For me this is a part of combat, how often do you actually want to kill someone? You generally want to just get them out of the way/stop them doing something etc.
So I’ve been trying to build games focusing the combat on incapacitation, standoffs, showing off and rough and tumble, where combat fades out all the time, depending on the investment of the characters involved.
It’s all got so integrated and tangled up together in my head I’m a little shy of revealing it until I reveal it all, which will have to wait for more playtesting, but part of how I solve this problem is by automatically allowing anyone to pull their blows.
Aiming a gun at someone is basically an attack/damage roll, but you can choose to hold it. If you do, releasing it is a second but very fast action. The way this interplays with conversation allows people to set themselves up in situations where obviously dangerous attacks are cued up and ready to go, and they then play brinkmanship/manoeuvre closer/talk people down based on that situation.
This covers hostage situations, “my finger is on the button” and other stuff too.
Right on, Josh. I’ve done the thing in a few games where a player rolls their damage (or their attack, when that coincides with damage, like in nWoD) but keeps it hidden from the target. If the target refuses to cooperate, the one with the gun can reveal and thereby deal their damage. This is a classic poker-style call and has worked great in games where the damage from a single firearm blast is scary.

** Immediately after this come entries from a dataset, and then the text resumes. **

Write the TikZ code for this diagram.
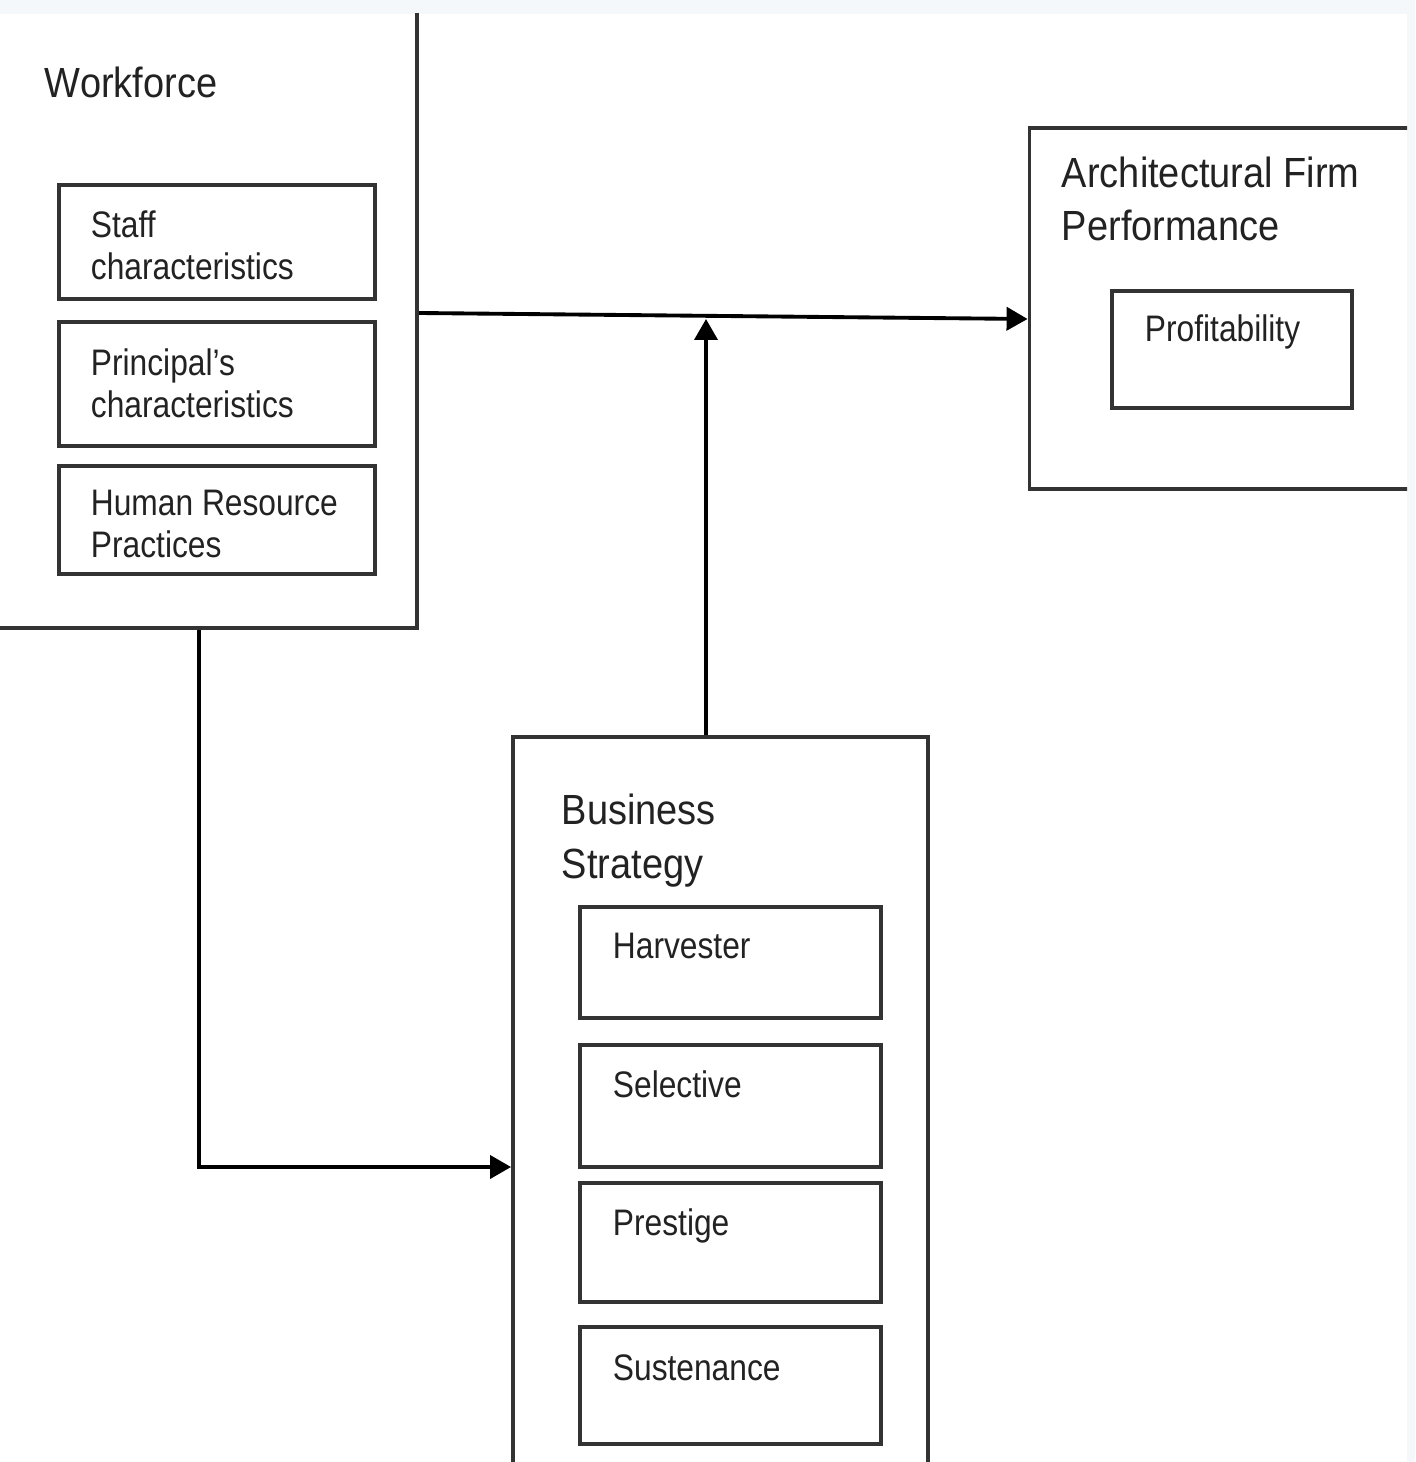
\documentclass[tikz,border=0pt]{standalone}
\usepackage{fontspec}
\setmainfont{Liberation Sans}
\newfontfamily\titlefont[FakeStretch=0.9]{Liberation Sans}
\newfontfamily\itemfont[FakeStretch=0.86]{Liberation Sans}
\usepackage{tikz}
\usetikzlibrary{positioning, arrows.meta}

\definecolor{strip}{RGB}{244,248,251}
\definecolor{ink}{RGB}{34,34,34}

\tikzset{
    box/.style={draw=black!80, line width=1.1pt, inner sep=0pt},
    title/.style={anchor=base west, inner sep=0pt, align=left, text=ink,
        font=\titlefont\fontsize{12}{15.2}\selectfont},
    item/.style={anchor=base west, inner sep=0pt, align=left, text=ink,
        font=\itemfont\fontsize{10.5}{12.2}\selectfont},
}

\begin{document}
\begin{tikzpicture}[>={Triangle[length=2.1mm, width=2.3mm]}, line width=1.1pt]
    \useasboundingbox (0, 0) rectangle (14.15, -14.62);
    \fill[strip] (0, 0) rectangle (14.15, -14.62);
    \fill[white] (0, -0.14) rectangle (14.07, -14.62);
    \clip (0, -0.14) rectangle (14.07, -14.62);

    % workforce
    \node[box, minimum width=4.36cm, minimum height=6.58cm] (wf) at (1.99, -2.99) {};
    \node[box, minimum width=3.16cm, minimum height=1.14cm] (staff) at (2.17, -2.42) {};
    \node[box, minimum width=3.16cm, minimum height=1.24cm] (princ) at (2.17, -3.84) {};
    \node[box, minimum width=3.16cm, minimum height=1.08cm] (hrp) at (2.17, -5.20) {};
    \node[title] (wf-t) at (0.43, -0.98) {Workforce};
    \node[item] (staff-t) at (0.89, -2.80) {Staff\\characteristics};
    \node[item] (princ-t) at (0.89, -4.18) {Principal’s\\characteristics};
    \node[item] (hrp-t) at (0.89, -5.58) {Human Resource\\Practices};

    % performance
    \node[box, minimum width=4.31cm, minimum height=3.61cm] (afp) at (12.45, -3.085) {};
    \node[box, minimum width=2.40cm, minimum height=1.17cm] (prof) at (12.32, -3.495) {};
    \node[title] (afp-t) at (10.60, -2.41) {Architectural Firm\\Performance};
    \node[item] (prof-t) at (11.43, -3.42) {Profitability};

    % strategy
    \node[box, minimum width=4.15cm, minimum height=7.63cm] (bs) at (7.205, -11.185) {};
    \node[box, minimum width=3.01cm, minimum height=1.11cm] (harv) at (7.305, -9.625) {};
    \node[box, minimum width=3.01cm, minimum height=1.22cm] (sel) at (7.305, -11.06) {};
    \node[box, minimum width=3.01cm, minimum height=1.19cm] (pres) at (7.305, -12.425) {};
    \node[box, minimum width=3.01cm, minimum height=1.17cm] (sust) at (7.305, -13.855) {};
    \node[title] (bs-t) at (5.60, -8.78) {Business\\Strategy};
    \node[item] (harv-t) at (6.11, -9.58) {Harvester};
    \node[item] (sel-t) at (6.11, -10.97) {Selective};
    \node[item] (pres-t) at (6.11, -12.35) {Prestige};
    \node[item] (sust-t) at (6.11, -13.80) {Sustenance};

    \coordinate (join) at (7.06, -3.19);

    \draw[->] (wf.east |- 0, -3.13) -- (afp.west |- 0, -3.19);
    \draw[->] (bs.north -| join) -- (join);
    \draw[->] (wf.south) |- (bs.west |- 0, -11.67);
\end{tikzpicture}
\end{document}
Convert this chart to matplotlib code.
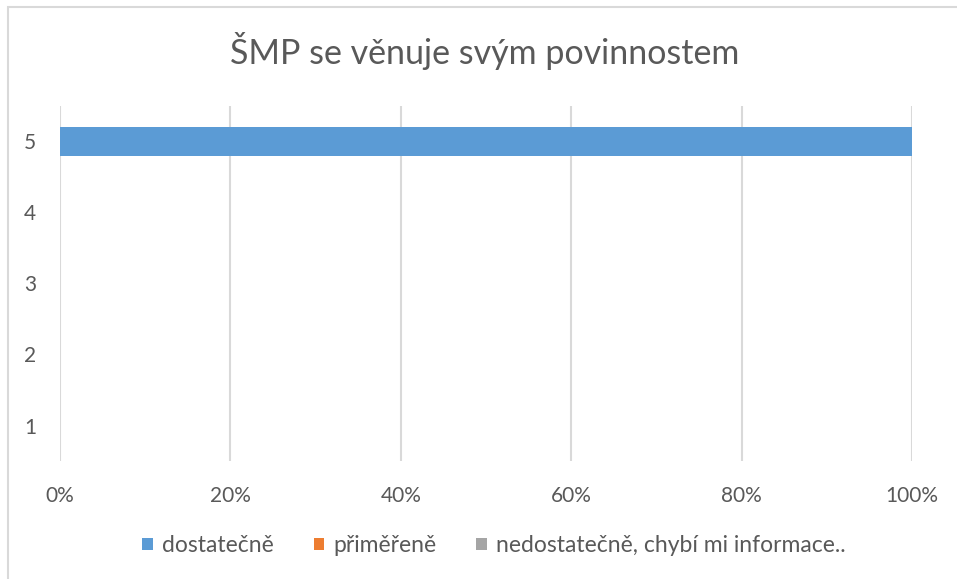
import matplotlib
matplotlib.use("Agg")
import matplotlib.pyplot as plt
from matplotlib.patches import Rectangle
from matplotlib.ticker import FuncFormatter

plt.rcParams['font.family'] = ['Lato', 'DejaVu Sans']

categories = ["1", "2", "3", "4", "5"]
series_names = ["dostatečně", "přiměřeně", "nedostatečně, chybí mi informace.."]
dostatecne = [0, 0, 0, 0, 100]
primerene = [0, 0, 0, 0, 0]
nedostatecne = [0, 0, 0, 0, 0]
colors = ["#5B9BD5", "#ED7D31", "#A5A5A5"]
title = "ŠMP se věnuje svým povinnostem"
xticks = [0, 20, 40, 60, 80, 100]

W, H = 957, 579
fig = plt.figure(figsize=(W / 100, H / 100), dpi=100)
fig.patch.set_facecolor("white")

# outer chart border (top and left edges visible)
fig.patches.append(Rectangle((8 / W, -0.1), 1.2, (H - 7) / H + 0.1,
                             transform=fig.transFigure, fill=False,
                             edgecolor="#D9D9D9", linewidth=1.5))

ax = fig.add_axes([60 / W, 1 - 461 / H, (912 - 60) / W, (461 - 106) / H])

ypos = list(range(len(categories)))
left = [0] * len(categories)
for vals, name, c in zip([dostatecne, primerene, nedostatecne], series_names, colors):
    ax.barh(ypos, vals, left=left, height=0.4, color=c, label=name, zorder=3)
    left = [l + v for l, v in zip(left, vals)]

ax.set_xlim(0, 100)
ax.set_ylim(-0.5, len(categories) - 0.5)
ax.set_xticks(xticks)
ax.xaxis.set_major_formatter(FuncFormatter(lambda v, p: f"{int(v)}%"))
ax.set_yticks(ypos)
ax.set_yticklabels(categories)
ax.grid(axis="x", color="#D9D9D9", linewidth=1.5, zorder=0)
for s in ax.spines.values():
    s.set_visible(False)
ax.tick_params(axis="both", length=0, colors="#595959", labelsize=15)
ax.tick_params(axis="x", pad=18)
ax.tick_params(axis="y", pad=17)

fig.text(485 / W, 1 - 51 / H, title, ha="center", va="center",
         fontsize=24.5, color="#595959")

leg = fig.legend(loc="center", bbox_to_anchor=(494 / W, 1 - 546 / H), ncol=3,
                 frameon=False, fontsize=16.5, handlelength=0.45, handleheight=0.45,
                 handletextpad=0.4, columnspacing=1.75)
for t in leg.get_texts():
    t.set_color("#595959")

fig.savefig("out.png", dpi=100)
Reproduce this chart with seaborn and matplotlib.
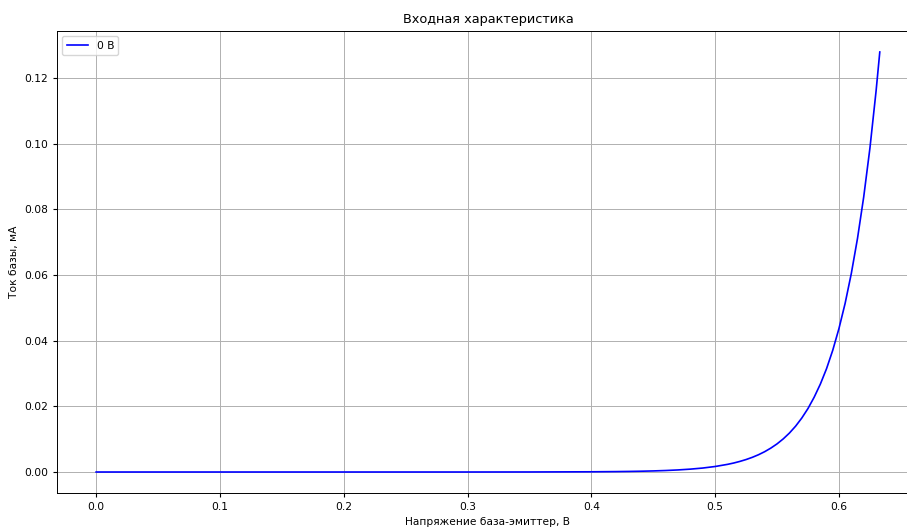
import matplotlib
matplotlib.use("Agg")
import matplotlib.pyplot as plt
import pandas as pd
import seaborn as sns

# base-emitter voltage, V
voltage = [0.0, 0.1, 0.2, 0.3, 0.35, 0.40, 0.42, 0.43, 0.44, 0.45, 0.46, 0.47,
           0.48, 0.49, 0.50, 0.51, 0.515, 0.52, 0.525, 0.53, 0.535, 0.54, 0.545,
           0.55, 0.555, 0.56, 0.565, 0.57, 0.575, 0.58, 0.585, 0.59, 0.595,
           0.60, 0.605, 0.61, 0.615, 0.62, 0.625, 0.63, 0.633]
# base current, mA
current = [0.0, 0.0, 0.0, 0.0, 0.00001, 0.000065, 0.000124, 0.000172, 0.000238,
           0.000329, 0.000456, 0.000632, 0.000876, 0.00121, 0.00168, 0.00233,
           0.00274, 0.00323, 0.0038, 0.00447, 0.00526, 0.00619, 0.00729,
           0.00857, 0.01009, 0.01187, 0.01397, 0.01645, 0.01935, 0.0228,
           0.0268, 0.0315, 0.0371, 0.0437, 0.0514, 0.0605, 0.0712, 0.0838,
           0.0986, 0.1161, 0.128]

df = pd.DataFrame({"u_be": voltage, "i_b": current})

plt.rcParams.update({
    "font.size": 7.7,
    "axes.titlesize": 9.3,
    "axes.labelsize": 7.7,
    "xtick.labelsize": 7.7,
    "ytick.labelsize": 7.7,
    "legend.fontsize": 7.7,
    "xtick.major.size": 2.7,
    "ytick.major.size": 2.7,
    "axes.linewidth": 0.7,
    "grid.linewidth": 0.7,
})

fig = plt.figure(figsize=(9.07, 5.27), dpi=100)
ax = fig.add_axes([0.0628, 0.0645, 0.9504, 0.8767])

sns.lineplot(data=df, x="u_be", y="i_b", color="blue", label="0 В",
             linewidth=1.2, ax=ax)

ax.set_title("Входная характеристика")
ax.set_xlabel("Напряжение база-эмиттер, В")
ax.set_ylabel("Ток базы, мА")
ax.grid(True)
ax.legend(loc="upper left")

fig.savefig("out.png", dpi=100)
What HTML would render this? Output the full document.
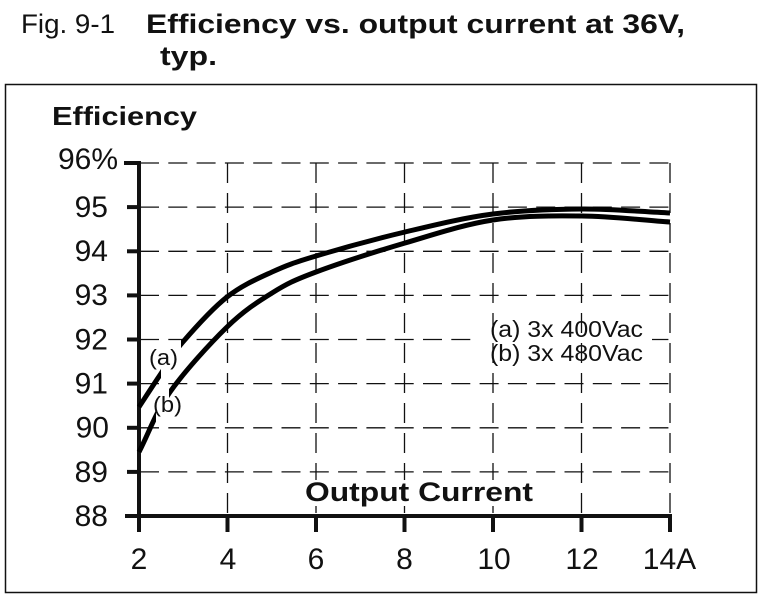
<!DOCTYPE html>
<html>
<head>
<meta charset="utf-8">
<style>
html,body{margin:0;padding:0;background:#fff;}
svg{display:block;}
text{font-family:"Liberation Sans",sans-serif;fill:#111;}
</style>
</head>
<body>
<svg width="762" height="599" viewBox="0 0 762 599" xmlns="http://www.w3.org/2000/svg">
<rect x="0" y="0" width="762" height="599" fill="#fff"/>
<!-- Title -->
<text x="21" y="33" font-size="27" textLength="94" lengthAdjust="spacingAndGlyphs">Fig. 9-1</text>
<text x="146" y="33" font-size="27" font-weight="bold" textLength="539" lengthAdjust="spacingAndGlyphs">Efficiency vs. output current at 36V,</text>
<text x="160" y="65" font-size="27" font-weight="bold" textLength="57" lengthAdjust="spacingAndGlyphs">typ.</text>
<!-- Frame -->
<rect x="5.5" y="84.5" width="751" height="508" fill="none" stroke="#111" stroke-width="1.5"/>
<text x="52" y="125" font-size="26" font-weight="bold" textLength="145" lengthAdjust="spacingAndGlyphs">Efficiency</text>

<!-- Horizontal grid -->
<g stroke="#111" stroke-width="1.3" stroke-dasharray="19 9.3" fill="none">
<line x1="140" y1="163" x2="670" y2="163"/>
<line x1="140" y1="207.1" x2="670" y2="207.1"/>
<line x1="140" y1="251.3" x2="670" y2="251.3"/>
<line x1="140" y1="295.4" x2="670" y2="295.4"/>
<line x1="140" y1="339.5" x2="670" y2="339.5"/>
<line x1="140" y1="383.6" x2="670" y2="383.6"/>
<line x1="140" y1="427.8" x2="670" y2="427.8"/>
<line x1="140" y1="471.9" x2="670" y2="471.9"/>
</g>
<!-- white boxes behind labels -->
<rect x="478" y="318" width="174" height="50" fill="#fff"/>
<rect x="298" y="478" width="240" height="32" fill="#fff"/>
<!-- Vertical grid -->
<g stroke="#111" stroke-width="1.3" stroke-dasharray="20 10" fill="none">
<line x1="227.5" y1="163" x2="227.5" y2="516"/>
<line x1="316" y1="163" x2="316" y2="516"/>
<line x1="404.5" y1="163" x2="404.5" y2="516"/>
<line x1="493" y1="163" x2="493" y2="516"/>
<line x1="581.5" y1="163" x2="581.5" y2="516"/>
<line x1="670" y1="163" x2="670" y2="516"/>
</g>
<rect x="298" y="480" width="240" height="26" fill="#fff"/>

<!-- Axes -->
<g stroke="#111" stroke-width="4" fill="none">
<line x1="139" y1="161" x2="139" y2="532"/>
<line x1="125" y1="516" x2="672" y2="516"/>
<line x1="124" y1="163" x2="139" y2="163"/>
<line x1="127" y1="207.1" x2="139" y2="207.1"/>
<line x1="127" y1="251.3" x2="139" y2="251.3"/>
<line x1="127" y1="295.4" x2="139" y2="295.4"/>
<line x1="127" y1="339.5" x2="139" y2="339.5"/>
<line x1="127" y1="383.6" x2="139" y2="383.6"/>
<line x1="127" y1="427.8" x2="139" y2="427.8"/>
<line x1="127" y1="471.9" x2="139" y2="471.9"/>
<line x1="227.5" y1="516" x2="227.5" y2="532"/>
<line x1="316" y1="516" x2="316" y2="532"/>
<line x1="404.5" y1="516" x2="404.5" y2="532"/>
<line x1="493" y1="516" x2="493" y2="532"/>
<line x1="581.5" y1="516" x2="581.5" y2="532"/>
<line x1="670" y1="516" x2="670" y2="532"/>
</g>

<!-- Y labels -->
<g font-size="30" text-anchor="end">
<text x="118" y="169">96%</text>
<text x="108" y="217">95</text>
<text x="108" y="261">94</text>
<text x="108" y="305">93</text>
<text x="108" y="349.5">92</text>
<text x="108" y="393.5">91</text>
<text x="109" y="437.5">90</text>
<text x="108" y="482">89</text>
<text x="108" y="526">88</text>
</g>
<!-- X labels -->
<g font-size="30" text-anchor="middle">
<text x="139" y="569">2</text>
<text x="228" y="569">4</text>
<text x="316" y="569">6</text>
<text x="404.5" y="569">8</text>
<text x="494" y="569">10</text>
<text x="582" y="569">12</text>
<text x="669.5" y="569">14A</text>
</g>
<text x="305" y="501" font-size="27" font-weight="bold" textLength="228" lengthAdjust="spacingAndGlyphs">Output Current</text>

<!-- Legend -->
<text x="490" y="337" font-size="23" textLength="153" lengthAdjust="spacingAndGlyphs">(a) 3x 400Vac</text>
<text x="490" y="361" font-size="23" textLength="153" lengthAdjust="spacingAndGlyphs">(b) 3x 480Vac</text>
<text x="149" y="365" font-size="22" textLength="29" lengthAdjust="spacingAndGlyphs">(a)</text>
<text x="153" y="412" font-size="22" textLength="29" lengthAdjust="spacingAndGlyphs">(b)</text>

<defs>
<mask id="ma" maskUnits="userSpaceOnUse" x="0" y="0" width="762" height="599">
<rect x="0" y="0" width="762" height="599" fill="#fff"/>
<rect x="161" y="330" width="20" height="60" fill="#000"/>
</mask>
<mask id="mb" maskUnits="userSpaceOnUse" x="0" y="0" width="762" height="599">
<rect x="0" y="0" width="762" height="599" fill="#fff"/>
<rect x="156" y="380" width="13" height="60" fill="#000"/>
</mask>
</defs>
<!-- Curves -->
<path mask="url(#ma)" fill="none" stroke="#000" stroke-width="5" d="M139,407 C146,396.3 152.8,385.7 160,375 C167.2,364.3 170.8,356 182,343 C193.2,330 212,308.8 227,297 C242,285.2 257.2,278.8 272,272 C286.8,265.2 293.8,262.7 316,256 C338.2,249.3 375.5,239 405,232 C434.5,225 463.5,217.8 493,214 C522.5,210.2 552.5,209.2 582,209 C611.5,208.8 640.7,211.7 670,213"/>
<path mask="url(#mb)" fill="none" stroke="#000" stroke-width="5" d="M139,452 C149.3,432 155.3,412.8 170,392 C184.7,371.2 210,343.5 227,327 C244,310.5 257.2,302.2 272,293 C286.8,283.8 293.8,280.3 316,272 C338.2,263.7 375.5,251.7 405,243 C434.5,234.3 463.5,224.5 493,220 C522.5,215.5 552.5,215.7 582,216 C611.5,216.3 640.7,220 670,222"/>
</svg>
</body>
</html>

Likewise, I let players pull their punches in all sorts of games—depending on the lethal intent I see and what I want to reinforce—just by asking, “Is he dead?” (I find, as I get older, I get more skittish about the gratuitous killing of supporting characters all over the place.) This allows for the situation where a damage roll is too high (or is an unwanted critical, or whatever) and NPCs end up dead by accident (say the standing rule was something like “when damage = Con or greater drops the character, they die”) which is a hallmark of some genres.
I have an RPG on my workbench where the player and the PC have differing reasons to answer that question, “is he dead?”, in different ways, so the player-as-writer may want to say “yes” and the player-as-character may want to say “no.” So you know I dig the approach. Good luck with your game! Ping us here when it’s done.